**What you have to do:** Print exactly the lines from the first one down to the line that contains "const iggGroups = ['IgG1', 'IgG2c'];", both included, and skip the pictures.

• • • •

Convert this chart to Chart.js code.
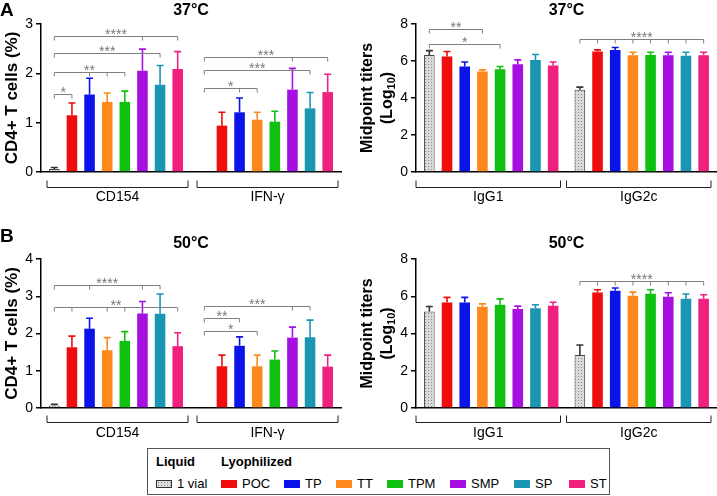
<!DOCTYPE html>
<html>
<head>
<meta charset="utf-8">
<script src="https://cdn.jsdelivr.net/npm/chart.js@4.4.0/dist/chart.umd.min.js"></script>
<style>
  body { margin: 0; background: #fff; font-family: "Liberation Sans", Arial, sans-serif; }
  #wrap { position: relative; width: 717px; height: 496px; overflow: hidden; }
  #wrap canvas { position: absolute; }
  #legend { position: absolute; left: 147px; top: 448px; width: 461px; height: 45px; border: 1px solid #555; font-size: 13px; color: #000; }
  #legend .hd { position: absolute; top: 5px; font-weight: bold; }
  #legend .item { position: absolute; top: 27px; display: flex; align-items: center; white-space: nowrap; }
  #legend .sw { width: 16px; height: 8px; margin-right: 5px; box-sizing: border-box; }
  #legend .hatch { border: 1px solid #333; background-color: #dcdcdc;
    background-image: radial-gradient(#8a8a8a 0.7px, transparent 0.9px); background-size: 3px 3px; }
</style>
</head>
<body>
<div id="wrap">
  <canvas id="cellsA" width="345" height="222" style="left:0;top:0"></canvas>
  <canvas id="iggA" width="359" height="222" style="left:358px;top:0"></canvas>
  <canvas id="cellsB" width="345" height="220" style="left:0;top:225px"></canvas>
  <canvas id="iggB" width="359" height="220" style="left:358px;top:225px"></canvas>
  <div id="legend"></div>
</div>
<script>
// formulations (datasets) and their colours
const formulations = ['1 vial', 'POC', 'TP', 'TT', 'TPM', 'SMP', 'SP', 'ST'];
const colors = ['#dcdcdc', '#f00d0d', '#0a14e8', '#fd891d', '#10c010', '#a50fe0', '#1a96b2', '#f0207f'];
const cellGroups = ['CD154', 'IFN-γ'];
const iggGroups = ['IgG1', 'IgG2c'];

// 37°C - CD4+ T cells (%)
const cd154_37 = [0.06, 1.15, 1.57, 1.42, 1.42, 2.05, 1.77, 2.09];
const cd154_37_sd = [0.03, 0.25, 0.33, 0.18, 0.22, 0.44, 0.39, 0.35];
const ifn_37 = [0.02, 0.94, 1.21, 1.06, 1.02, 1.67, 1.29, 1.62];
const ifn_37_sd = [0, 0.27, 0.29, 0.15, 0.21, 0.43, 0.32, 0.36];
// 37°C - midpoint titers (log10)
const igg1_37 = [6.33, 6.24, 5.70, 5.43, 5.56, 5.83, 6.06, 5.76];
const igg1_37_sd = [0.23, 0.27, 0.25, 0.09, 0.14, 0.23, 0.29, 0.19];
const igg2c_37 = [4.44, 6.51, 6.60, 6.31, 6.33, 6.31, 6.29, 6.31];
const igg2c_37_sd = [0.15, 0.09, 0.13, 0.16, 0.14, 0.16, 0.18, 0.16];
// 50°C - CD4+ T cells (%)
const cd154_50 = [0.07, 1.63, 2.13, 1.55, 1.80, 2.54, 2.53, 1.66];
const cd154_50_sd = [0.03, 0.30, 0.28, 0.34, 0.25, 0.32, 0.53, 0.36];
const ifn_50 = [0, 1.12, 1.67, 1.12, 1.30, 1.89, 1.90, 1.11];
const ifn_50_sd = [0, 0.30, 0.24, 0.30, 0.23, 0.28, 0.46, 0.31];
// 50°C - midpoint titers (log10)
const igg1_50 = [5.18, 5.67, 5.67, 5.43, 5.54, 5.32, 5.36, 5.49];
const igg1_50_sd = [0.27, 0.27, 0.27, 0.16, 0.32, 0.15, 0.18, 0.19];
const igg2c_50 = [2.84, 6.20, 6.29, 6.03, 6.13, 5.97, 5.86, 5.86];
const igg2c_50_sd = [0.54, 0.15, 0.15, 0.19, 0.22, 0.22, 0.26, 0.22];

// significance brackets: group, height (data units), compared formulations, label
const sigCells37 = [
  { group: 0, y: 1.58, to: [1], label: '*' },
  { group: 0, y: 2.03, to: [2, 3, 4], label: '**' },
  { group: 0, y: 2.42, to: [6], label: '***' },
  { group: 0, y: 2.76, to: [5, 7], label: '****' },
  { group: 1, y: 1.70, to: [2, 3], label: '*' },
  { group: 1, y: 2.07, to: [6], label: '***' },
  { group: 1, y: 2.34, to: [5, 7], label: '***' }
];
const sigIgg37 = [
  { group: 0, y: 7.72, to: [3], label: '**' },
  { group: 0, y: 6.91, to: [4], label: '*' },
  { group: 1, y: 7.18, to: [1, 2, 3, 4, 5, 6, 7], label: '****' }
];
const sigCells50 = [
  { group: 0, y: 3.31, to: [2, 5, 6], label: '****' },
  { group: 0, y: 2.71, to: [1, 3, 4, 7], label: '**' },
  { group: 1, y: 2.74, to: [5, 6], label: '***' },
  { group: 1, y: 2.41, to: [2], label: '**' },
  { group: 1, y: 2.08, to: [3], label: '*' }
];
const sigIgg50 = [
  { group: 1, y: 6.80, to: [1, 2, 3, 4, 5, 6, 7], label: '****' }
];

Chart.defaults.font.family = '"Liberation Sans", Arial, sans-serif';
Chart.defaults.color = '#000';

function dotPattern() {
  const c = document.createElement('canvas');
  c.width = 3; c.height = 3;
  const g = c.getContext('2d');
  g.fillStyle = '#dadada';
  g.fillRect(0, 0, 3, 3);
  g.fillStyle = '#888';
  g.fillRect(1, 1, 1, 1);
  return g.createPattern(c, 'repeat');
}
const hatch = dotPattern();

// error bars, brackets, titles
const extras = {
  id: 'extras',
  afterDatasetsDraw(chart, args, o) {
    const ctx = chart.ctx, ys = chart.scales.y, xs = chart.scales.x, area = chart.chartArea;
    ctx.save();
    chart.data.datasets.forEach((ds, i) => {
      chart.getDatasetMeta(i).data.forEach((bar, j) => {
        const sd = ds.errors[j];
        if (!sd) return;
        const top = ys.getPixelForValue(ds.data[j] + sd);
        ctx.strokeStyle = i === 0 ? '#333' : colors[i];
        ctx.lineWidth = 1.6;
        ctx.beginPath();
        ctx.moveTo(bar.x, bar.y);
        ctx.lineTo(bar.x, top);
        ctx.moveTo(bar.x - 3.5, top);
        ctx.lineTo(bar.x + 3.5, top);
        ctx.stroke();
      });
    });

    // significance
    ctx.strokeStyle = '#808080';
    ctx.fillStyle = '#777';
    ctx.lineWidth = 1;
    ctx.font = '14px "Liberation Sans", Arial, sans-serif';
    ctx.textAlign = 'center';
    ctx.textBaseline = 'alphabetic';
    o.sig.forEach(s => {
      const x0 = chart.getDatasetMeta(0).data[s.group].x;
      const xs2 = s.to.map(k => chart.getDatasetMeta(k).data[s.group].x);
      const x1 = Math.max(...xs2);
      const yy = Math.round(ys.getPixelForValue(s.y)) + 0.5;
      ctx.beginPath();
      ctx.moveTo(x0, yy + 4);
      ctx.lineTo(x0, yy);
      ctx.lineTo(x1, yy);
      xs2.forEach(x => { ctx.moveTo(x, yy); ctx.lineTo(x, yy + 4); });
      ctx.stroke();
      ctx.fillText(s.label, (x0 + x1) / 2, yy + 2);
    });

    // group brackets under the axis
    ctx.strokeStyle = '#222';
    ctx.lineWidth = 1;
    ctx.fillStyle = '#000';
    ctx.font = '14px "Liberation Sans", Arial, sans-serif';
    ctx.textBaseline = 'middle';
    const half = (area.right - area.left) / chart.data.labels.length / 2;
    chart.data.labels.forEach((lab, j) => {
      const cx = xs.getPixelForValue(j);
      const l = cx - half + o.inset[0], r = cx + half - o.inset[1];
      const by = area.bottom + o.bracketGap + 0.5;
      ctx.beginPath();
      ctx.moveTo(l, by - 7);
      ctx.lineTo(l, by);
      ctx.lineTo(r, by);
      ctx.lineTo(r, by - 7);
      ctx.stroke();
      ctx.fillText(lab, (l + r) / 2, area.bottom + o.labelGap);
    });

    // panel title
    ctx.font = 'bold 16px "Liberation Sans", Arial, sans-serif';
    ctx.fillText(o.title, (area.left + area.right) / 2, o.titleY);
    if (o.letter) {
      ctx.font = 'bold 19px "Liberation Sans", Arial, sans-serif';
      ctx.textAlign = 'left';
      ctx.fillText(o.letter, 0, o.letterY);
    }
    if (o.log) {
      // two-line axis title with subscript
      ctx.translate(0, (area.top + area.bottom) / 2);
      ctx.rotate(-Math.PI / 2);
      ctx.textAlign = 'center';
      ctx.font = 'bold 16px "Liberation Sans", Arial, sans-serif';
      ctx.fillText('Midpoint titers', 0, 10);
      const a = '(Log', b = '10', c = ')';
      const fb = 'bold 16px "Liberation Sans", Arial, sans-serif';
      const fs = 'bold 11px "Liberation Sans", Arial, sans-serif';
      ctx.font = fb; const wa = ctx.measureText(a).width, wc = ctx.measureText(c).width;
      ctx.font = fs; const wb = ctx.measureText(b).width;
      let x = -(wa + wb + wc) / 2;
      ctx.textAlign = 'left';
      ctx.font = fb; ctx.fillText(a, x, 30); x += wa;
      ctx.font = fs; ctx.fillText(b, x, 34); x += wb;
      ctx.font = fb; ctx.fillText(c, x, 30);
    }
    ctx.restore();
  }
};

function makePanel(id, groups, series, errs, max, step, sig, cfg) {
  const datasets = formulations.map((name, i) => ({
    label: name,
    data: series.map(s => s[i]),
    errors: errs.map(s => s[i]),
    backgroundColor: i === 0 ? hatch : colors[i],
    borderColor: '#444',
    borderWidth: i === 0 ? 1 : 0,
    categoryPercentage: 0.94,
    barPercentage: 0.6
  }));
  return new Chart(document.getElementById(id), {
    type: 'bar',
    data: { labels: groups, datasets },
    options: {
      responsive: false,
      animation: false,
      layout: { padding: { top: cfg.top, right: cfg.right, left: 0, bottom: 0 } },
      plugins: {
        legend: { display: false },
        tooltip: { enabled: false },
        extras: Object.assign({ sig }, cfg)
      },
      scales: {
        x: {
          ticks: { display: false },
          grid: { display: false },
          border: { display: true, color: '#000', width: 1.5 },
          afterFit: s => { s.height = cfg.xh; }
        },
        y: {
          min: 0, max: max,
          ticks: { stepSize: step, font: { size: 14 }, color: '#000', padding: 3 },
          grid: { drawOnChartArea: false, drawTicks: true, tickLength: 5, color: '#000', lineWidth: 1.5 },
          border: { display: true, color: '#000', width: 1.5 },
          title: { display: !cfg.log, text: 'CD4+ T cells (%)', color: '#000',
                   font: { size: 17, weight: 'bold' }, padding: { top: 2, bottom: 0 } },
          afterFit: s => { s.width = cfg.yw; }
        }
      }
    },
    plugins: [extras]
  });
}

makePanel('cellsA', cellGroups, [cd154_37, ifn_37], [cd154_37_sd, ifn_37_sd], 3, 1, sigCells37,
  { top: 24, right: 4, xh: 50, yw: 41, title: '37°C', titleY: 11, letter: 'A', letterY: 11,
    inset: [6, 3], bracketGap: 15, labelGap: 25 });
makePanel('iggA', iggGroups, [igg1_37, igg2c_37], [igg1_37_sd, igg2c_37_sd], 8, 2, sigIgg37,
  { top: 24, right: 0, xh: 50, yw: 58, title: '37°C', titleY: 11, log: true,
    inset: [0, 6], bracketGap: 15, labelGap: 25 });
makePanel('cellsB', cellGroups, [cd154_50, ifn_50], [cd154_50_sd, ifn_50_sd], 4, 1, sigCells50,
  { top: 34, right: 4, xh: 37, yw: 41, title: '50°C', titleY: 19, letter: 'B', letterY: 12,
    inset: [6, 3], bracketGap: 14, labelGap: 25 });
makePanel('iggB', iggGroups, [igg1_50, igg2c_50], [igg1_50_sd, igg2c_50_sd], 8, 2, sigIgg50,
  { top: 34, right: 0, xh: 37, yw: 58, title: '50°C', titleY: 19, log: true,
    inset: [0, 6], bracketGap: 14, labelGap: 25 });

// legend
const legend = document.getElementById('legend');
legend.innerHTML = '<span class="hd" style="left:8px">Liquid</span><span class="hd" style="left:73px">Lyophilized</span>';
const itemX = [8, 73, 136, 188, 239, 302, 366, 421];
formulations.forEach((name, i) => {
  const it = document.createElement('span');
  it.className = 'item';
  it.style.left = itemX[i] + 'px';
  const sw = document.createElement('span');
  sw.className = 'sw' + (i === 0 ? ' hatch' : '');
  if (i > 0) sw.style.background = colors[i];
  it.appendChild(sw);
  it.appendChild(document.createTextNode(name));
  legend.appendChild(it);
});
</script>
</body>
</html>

• • • •

**Solution to the exercise:**
Convert this chart to Chart.js code.
<!DOCTYPE html>
<html>
<head>
<meta charset="utf-8">
<script src="https://cdn.jsdelivr.net/npm/chart.js@4.4.0/dist/chart.umd.min.js"></script>
<style>
  body { margin: 0; background: #fff; font-family: "Liberation Sans", Arial, sans-serif; }
  #wrap { position: relative; width: 717px; height: 496px; overflow: hidden; }
  #wrap canvas { position: absolute; }
  #legend { position: absolute; left: 147px; top: 448px; width: 461px; height: 45px; border: 1px solid #555; font-size: 13px; color: #000; }
  #legend .hd { position: absolute; top: 5px; font-weight: bold; }
  #legend .item { position: absolute; top: 27px; display: flex; align-items: center; white-space: nowrap; }
  #legend .sw { width: 16px; height: 8px; margin-right: 5px; box-sizing: border-box; }
  #legend .hatch { border: 1px solid #333; background-color: #dcdcdc;
    background-image: radial-gradient(#8a8a8a 0.7px, transparent 0.9px); background-size: 3px 3px; }
</style>
</head>
<body>
<div id="wrap">
  <canvas id="cellsA" width="345" height="222" style="left:0;top:0"></canvas>
  <canvas id="iggA" width="359" height="222" style="left:358px;top:0"></canvas>
  <canvas id="cellsB" width="345" height="220" style="left:0;top:225px"></canvas>
  <canvas id="iggB" width="359" height="220" style="left:358px;top:225px"></canvas>
  <div id="legend"></div>
</div>
<script>
// formulations (datasets) and their colours
const formulations = ['1 vial', 'POC', 'TP', 'TT', 'TPM', 'SMP', 'SP', 'ST'];
const colors = ['#dcdcdc', '#f00d0d', '#0a14e8', '#fd891d', '#10c010', '#a50fe0', '#1a96b2', '#f0207f'];
const cellGroups = ['CD154', 'IFN-γ'];
const iggGroups = ['IgG1', 'IgG2c'];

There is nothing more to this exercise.